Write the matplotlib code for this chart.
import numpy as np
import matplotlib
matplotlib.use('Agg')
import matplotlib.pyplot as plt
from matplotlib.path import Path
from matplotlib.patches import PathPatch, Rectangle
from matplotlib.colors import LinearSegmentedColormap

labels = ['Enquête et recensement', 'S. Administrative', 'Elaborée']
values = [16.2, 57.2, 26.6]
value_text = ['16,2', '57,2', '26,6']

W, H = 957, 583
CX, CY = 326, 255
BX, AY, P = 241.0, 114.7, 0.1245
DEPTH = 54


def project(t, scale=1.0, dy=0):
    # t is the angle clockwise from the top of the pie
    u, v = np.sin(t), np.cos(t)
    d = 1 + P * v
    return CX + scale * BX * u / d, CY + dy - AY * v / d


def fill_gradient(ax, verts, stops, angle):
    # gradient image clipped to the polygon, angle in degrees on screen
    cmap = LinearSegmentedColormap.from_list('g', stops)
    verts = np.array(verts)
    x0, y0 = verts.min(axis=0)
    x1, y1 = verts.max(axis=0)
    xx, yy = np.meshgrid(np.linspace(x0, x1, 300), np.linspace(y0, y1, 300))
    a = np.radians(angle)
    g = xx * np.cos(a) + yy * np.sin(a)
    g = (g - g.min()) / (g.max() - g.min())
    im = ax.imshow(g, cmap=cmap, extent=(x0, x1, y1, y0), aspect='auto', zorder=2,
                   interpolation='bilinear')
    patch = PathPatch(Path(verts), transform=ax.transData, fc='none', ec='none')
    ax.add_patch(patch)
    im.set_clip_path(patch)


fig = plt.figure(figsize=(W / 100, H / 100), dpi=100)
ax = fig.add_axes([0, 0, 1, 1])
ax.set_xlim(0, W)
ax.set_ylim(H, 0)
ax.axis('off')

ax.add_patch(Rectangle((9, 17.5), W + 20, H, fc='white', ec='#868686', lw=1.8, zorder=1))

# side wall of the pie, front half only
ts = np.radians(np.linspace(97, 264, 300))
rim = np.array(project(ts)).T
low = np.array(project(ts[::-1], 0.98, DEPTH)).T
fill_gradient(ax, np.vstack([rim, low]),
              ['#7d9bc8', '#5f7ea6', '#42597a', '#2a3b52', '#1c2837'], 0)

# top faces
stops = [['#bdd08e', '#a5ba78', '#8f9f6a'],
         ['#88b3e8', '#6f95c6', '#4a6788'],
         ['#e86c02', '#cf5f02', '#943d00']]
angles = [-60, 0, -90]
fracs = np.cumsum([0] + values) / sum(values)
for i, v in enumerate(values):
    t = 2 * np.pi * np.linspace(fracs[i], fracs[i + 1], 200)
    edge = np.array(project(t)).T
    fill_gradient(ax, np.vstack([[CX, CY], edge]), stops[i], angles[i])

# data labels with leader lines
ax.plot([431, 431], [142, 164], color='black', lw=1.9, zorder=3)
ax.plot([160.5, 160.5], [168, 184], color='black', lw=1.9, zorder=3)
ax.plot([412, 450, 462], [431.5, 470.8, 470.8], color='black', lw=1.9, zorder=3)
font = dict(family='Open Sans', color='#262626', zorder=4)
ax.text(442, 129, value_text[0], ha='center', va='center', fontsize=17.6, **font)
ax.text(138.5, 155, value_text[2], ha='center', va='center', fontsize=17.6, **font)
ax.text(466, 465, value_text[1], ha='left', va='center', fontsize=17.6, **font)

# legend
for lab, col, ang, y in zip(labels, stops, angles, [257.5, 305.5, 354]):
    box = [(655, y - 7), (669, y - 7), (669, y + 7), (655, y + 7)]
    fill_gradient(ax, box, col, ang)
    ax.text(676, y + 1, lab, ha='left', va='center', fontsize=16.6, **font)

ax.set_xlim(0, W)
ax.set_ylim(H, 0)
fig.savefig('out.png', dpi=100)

◇ ◇ ◇ ◇

Task statement: Output exactly the leading lines of the data, up to and including the line marked by "return CX +".

Task solution:
Write the matplotlib code for this chart.
import numpy as np
import matplotlib
matplotlib.use('Agg')
import matplotlib.pyplot as plt
from matplotlib.path import Path
from matplotlib.patches import PathPatch, Rectangle
from matplotlib.colors import LinearSegmentedColormap

labels = ['Enquête et recensement', 'S. Administrative', 'Elaborée']
values = [16.2, 57.2, 26.6]
value_text = ['16,2', '57,2', '26,6']

W, H = 957, 583
CX, CY = 326, 255
BX, AY, P = 241.0, 114.7, 0.1245
DEPTH = 54


def project(t, scale=1.0, dy=0):
    # t is the angle clockwise from the top of the pie
    u, v = np.sin(t), np.cos(t)
    d = 1 + P * v
    return CX + scale * BX * u / d, CY + dy - AY * v / d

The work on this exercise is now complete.